El protagonista de la peli es el director general de un equipo de béisbol de los llamados de la mitad de la tabla. El hombre se toma muy a pecho su profesión y está harto de no poder vencer a equipos con un mayor poder económico que el suyo. Para colmo, cuando consigue tener algún buen jugador lo que termina sucediendo es que los equipos grandes lo acaban fichando con contratos que el tipo no puede igualar. Cansado de la situación, decidirá contratar a un nuevo directivo con una idea revolucionaria sobre el juego: utilizar fórmulas matemáticas para realizar el equipo para la próxima temporada. De este modo empezarán a realizar fichajes que los entendidos en la materia no lograrán comprender, con jugadores descartados por la mayoría del resto de equipos. No hace falta decir que se pondrán en contra a un gran número de personas, incluido el propio entrenador del equipo, incapaces de asimilar qué está sucediendo. A partir de ese momento la carrera de ambos directivos también estarán en juego, dependiendo de los resultados del equipo.

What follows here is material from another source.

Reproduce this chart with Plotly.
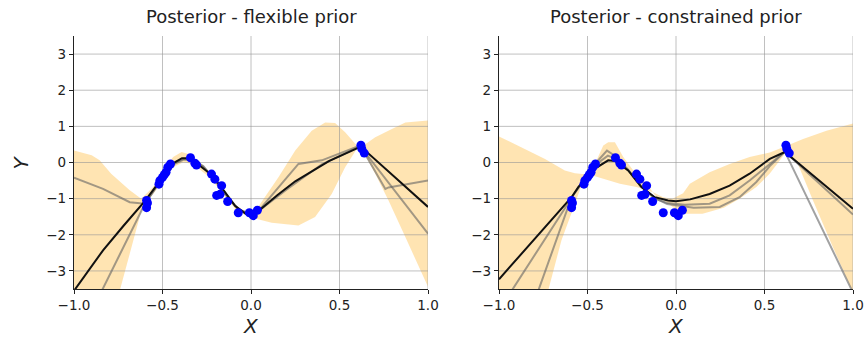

No deja de resultar curioso el término “basado en hechos reales”. Por ejemplo, en cuanto a Moneyball, de los dos protagonistas de la película, uno es inventado. El real está interpretado un Brad Pitt, más contenido y menos fanfarrón de lo habitual. Está claro que el hombre se empieza a tomar muy en serio su carrera y parece como si no acabara de digerir del todo bien el hecho de que el único Oscar que se puede encontrar en su casa sea el de su señora. El inventado está interpretado por un Jonah Hill al que estábamos acostumbrados a ver en papeles de esos de hacer más el ganso (Supersalidos, Lío Embarazoso o Todo sobre mi desmadre). Ambos están tremendamente rígidos durante toda la película, rozando por momentos la incomodidad (menos cuando Pitt se cabrea, que se cabrea muy bien). Entre los secundarios encontrarán a los muy desaprovechados Philip Seymour Hoffman, como el entrenador; y a Robin Wright Penn, como la ex.
El director de la peli es Bennett Miller (Truman Capote); y en el guión encontramos a la gallina de los huevos de oro del momento: Aaron Sorkin, creador de la serie El ala oeste de la Casa Blanca y que el año pasado se llevó el Oscar por el guión de La red social. Si se lo encuentran un día por la calle y llevan encima un boleto de la lotería no duden en restregárselo por su chepa, les traerá suerte.
La película empieza, como empiezan las buenas historias: con una derrota. A partir de ese momento toca remontar el vuelo y toca hacerlo de forma distinta a como lo has llevado haciendo todo este tiempo y distinta a como lo llevan haciendo el resto de tus adversarios: toca innovar, hacer algo nuevo y, si puede ser con un punto de locura y riesgo, mejor que mejor. En ese sentido la película se siente cómoda en su tramo inicial, cuando el prota conoce a su ayudante y juntos dan forma al proyecto que tienen entre manos, mientras el resto de personajes van diciendo que no con la cabeza y ellos dos van diciendo que si una y otra vez con el mayor argumento favorable que existe en el mundo del deporte: por mis cojones. Pero, francamente, no creo que la película termine dando como para dos horas y cuarto de metraje y la segunda parte de la cinta termina haciéndose algo larga, repetitiva y, lo que es peor, predecible. Además creo que la historia no termina de sacar todo el partido posible a algunos personajes secundarios como el entrenador del equipo (que se limita a refunfuñar de forma constante) y la familia del prota (su ex y su hija de la que sabemos que le gusta componer canciones y tocar la guitarra).
Resumiendo: Correcta película, muy interesante en su tramo inicial, pero que, no obstante, no consigue perdurar en el espectador y termina resultando ser de rápida digestión y olvido.